A museum of virtues!

The CEO of Gujarat Narendra Modi is getting all his testimonials in place. The man who was earlier known as the glamorous face of rightist ideology is being hailed by the most virtuaous of corporates today.

The corporates who Narendra Modi has bagged for himself are men known for their integrity, their value system and a quality that at least in public domain is larger than just profiteering. Modi obviously hopes, these virtues would have some rub-off effect if not on him, then at least on his image.

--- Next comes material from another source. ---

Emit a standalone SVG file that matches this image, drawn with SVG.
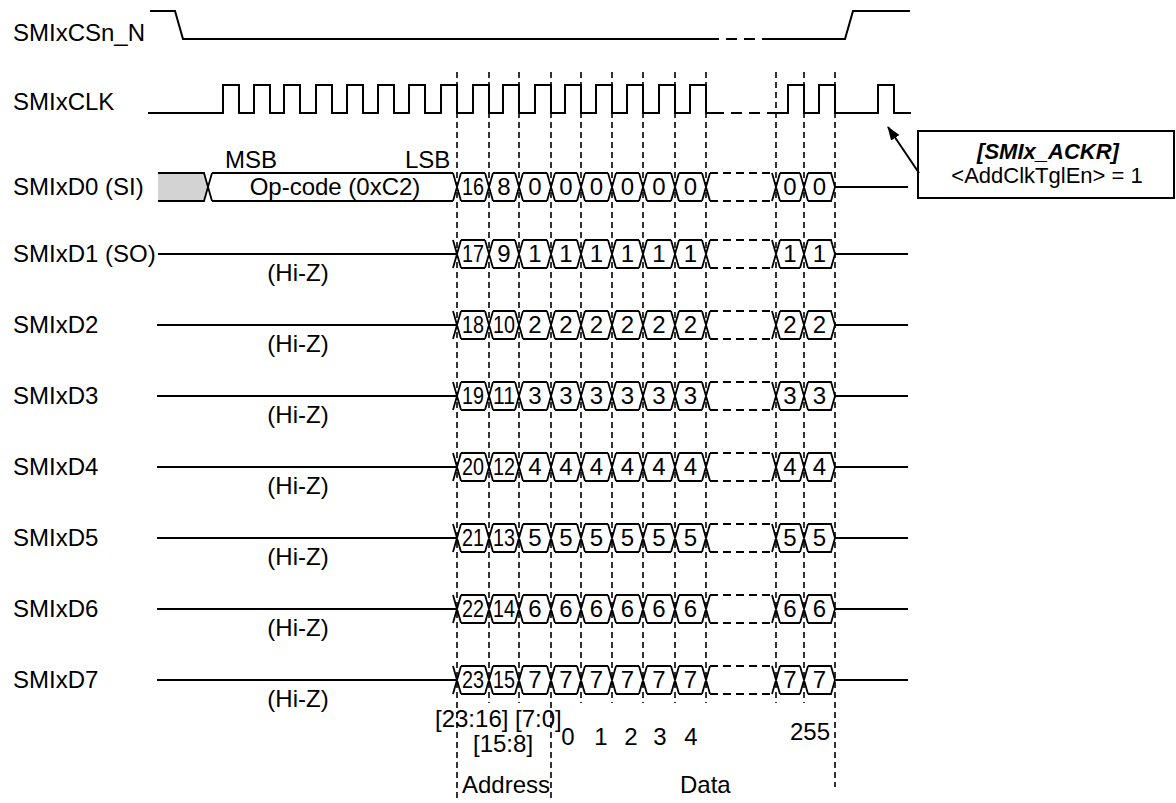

Ratan Tata, the big daddy of Indian business world was the first to catapult Narendra Modi into the "right circle" from the rightist circle. The benefit was mutual. Tata got much wanted land in Sanand to start his production of Nano and Narendra Modi got not only nation wide but international coverage for being the man who made Nano possible.



Following his success with Ratan Tata, Narendra Modi started promoting Vibrant Guajarat Summit ferociously. A biennial event that is supposed to bring business leaders, investors, corporations, thought leaders, policy and opinion makers on the same stage has been going on since 2003. But genuine public interest in the event started showing only post 2007 when 675 MOUs were signed and garnered 152 billion USD of business. In 2009, 8662 MOUs worth 241 billion USD were signed only to followed by a grand success n 20011 when 7936 MOUs were signed that were to bring 462 billion USD. Although the figures are mighty impressive, the underlying fact is that Modi Inc. has been rather surreptitious about the implementation rate which over the years starting 2003 to 2009 has been on an average not more than 26%.

Nevertheless, perception is a big magnet. Narendra Modi has been carefully constructing his image as a single-minded progressive thought leader. He does not engage in petty politics nor does he voice his opinion on wrong platforms. Thus, it is no surprise that after Tata, the next big catch for Narendra Modi is Narayan Murthy - the gentle, messiah-like mentor to India's biggest export Infosys.

Although, Narayan Murthy's research centre in Gujarat will bring its obvious fruits of benefit to Gujarat's people, would Murthy be able to do another Ratan Tata for Modi?



The two proud trophies that Modi would have liked to display on his shelf - Ratan Tata and Narayan Murthy are not the same men, as we knew them.

Ratan Tata is a man with a compromised image post Nira Radia tapes scandal. Narayan Murthy though not embroiled in a controversy that large, however is a mentor to an Infosys that is slowly but surely losing it's leadership tag to other more agile and open-minded IT companies.

Co-journalists argue inspite of the dented image of Ratan Tata post Radia tapes scandal and not-so-democratic-after all image of Narayan Murthy post Mohandas Pai's resignation; the two men will continue to be perceived as the torchbearers of Corporate Virtuosity.

Possibly! But then maintaining a museum of virtues on the graves of innocent is an old Modi tactic. The facade can continue for some more time.